リヤビューのアクセントとなるようなデザイン面への拘りに加え、消音材にAdvantexグラスウールを採用するなどマフラーとしての性能も徹底追及した名作“リーガマックスプレミアム”も、GR86/BRZ用モデル(11万8800円)がスタンバイ。

排圧低減効果によるトルク感とレスポンスの向上に加え、音量は抑えながら低音の効いたサウンドチューンが拘りだ。純正バンパーの切り欠きに合わせた焼き入れ処理の大口径124φテールが、スポーティにリヤスタイルを演出してくれる。

サスペンションシステム

基本的なシャシー&サスペンションには変更がないため、ZN6/ZC6用の車高調がそのまま装着できる新型のZN8/ZD8。しかし、排気量も走りの味付けも変わっているからにはそのままで良いはずはないと、HKSでは完全な新車と割り切ってゼロベースでサスペンションの開発に着手。その第一弾としてリリースされたのが“究極の走り心地”を追求したハイパーマックスS(26万1800円)だ。

このハイパーマックスSは、ハイパーマックスMAX IV GTの後継として9年ぶりの大幅進化を果たしたモデルで、20スペックに採用したPVS(プリロードバルブシステム)の進化バージョンにあたるデュアルPVSを実装しているのがコア技術。これは、バルブシムにプリロードをかけることで、ピストンスピードが遅い微低速域からしっかりと減衰力を立ち上げ、逆にハイスピード域では過度な減衰をカットするという独自技術なのだが、その特性をより伸ばした仕様になっているのだ。
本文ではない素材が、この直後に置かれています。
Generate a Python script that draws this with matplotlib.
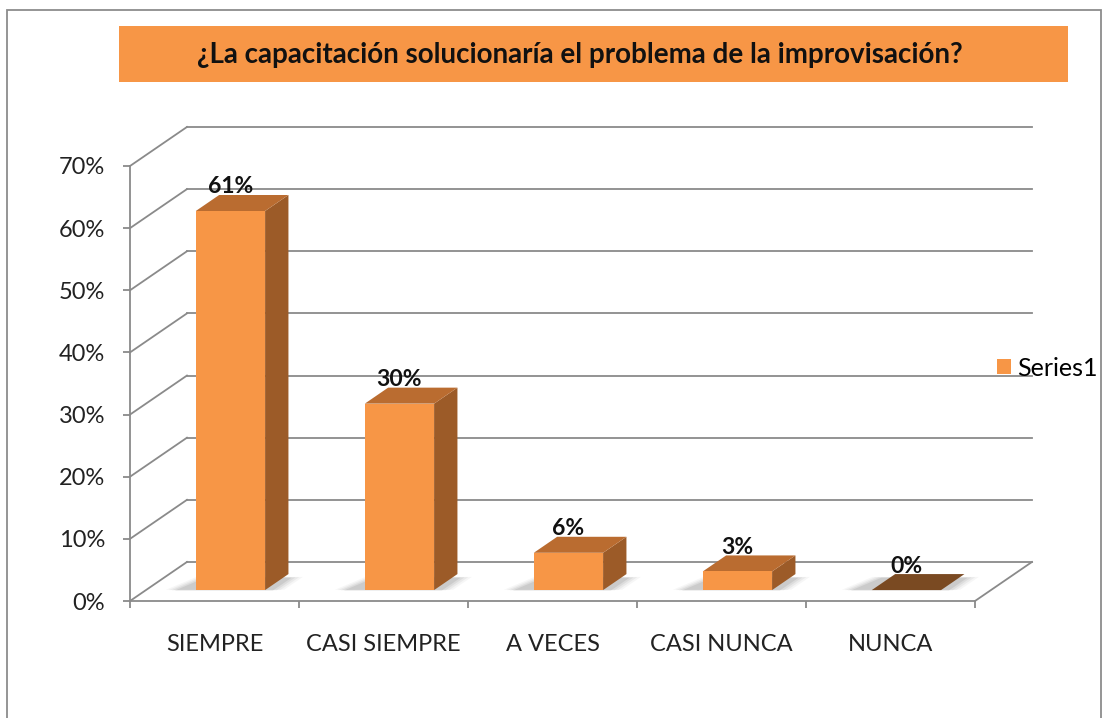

バンプラバーは、フルバンプ時の衝撃吸収材ではなく、サスペンションチューニングにおける一つの要素としてセッティング。バンプタッチ時の急激な挙動変化を抑えるために、素材から見直したそうだ。

デモカーの車高は、前後マイナス27mmの推奨値で設定。この状態で最低地上高は97mmで、普段使いとしてはこのレベルが限界というのがHKSの考えだ。ハイパーマックスSは出荷段階でこの推奨車高になるようにセットされている。

「ボディ剛性はもちろん、パワステの質感も向上しているGR86とBRZをさらに上質なスポーツマシンにするために開発したのがハイパーマックスSです。ノーマルタイヤとフレバ、ネオバで徹底的に走り込んだ結果、それぞれ専用モデルを設定することになりました。サーキット向けのハイパーマックスMAXⅣSPも1月リリースを目指して開発中です」とはHKSの矢部さん。

チューニングシーンの隆盛は、多彩なチューニングパーツがあってこそ成立しているものだ。そして、それらの方向性は、メーカーの開発コンセプトが大きく影響していることは言うまでもない。今はただ、HKSの“これから”に期待するばかりだ。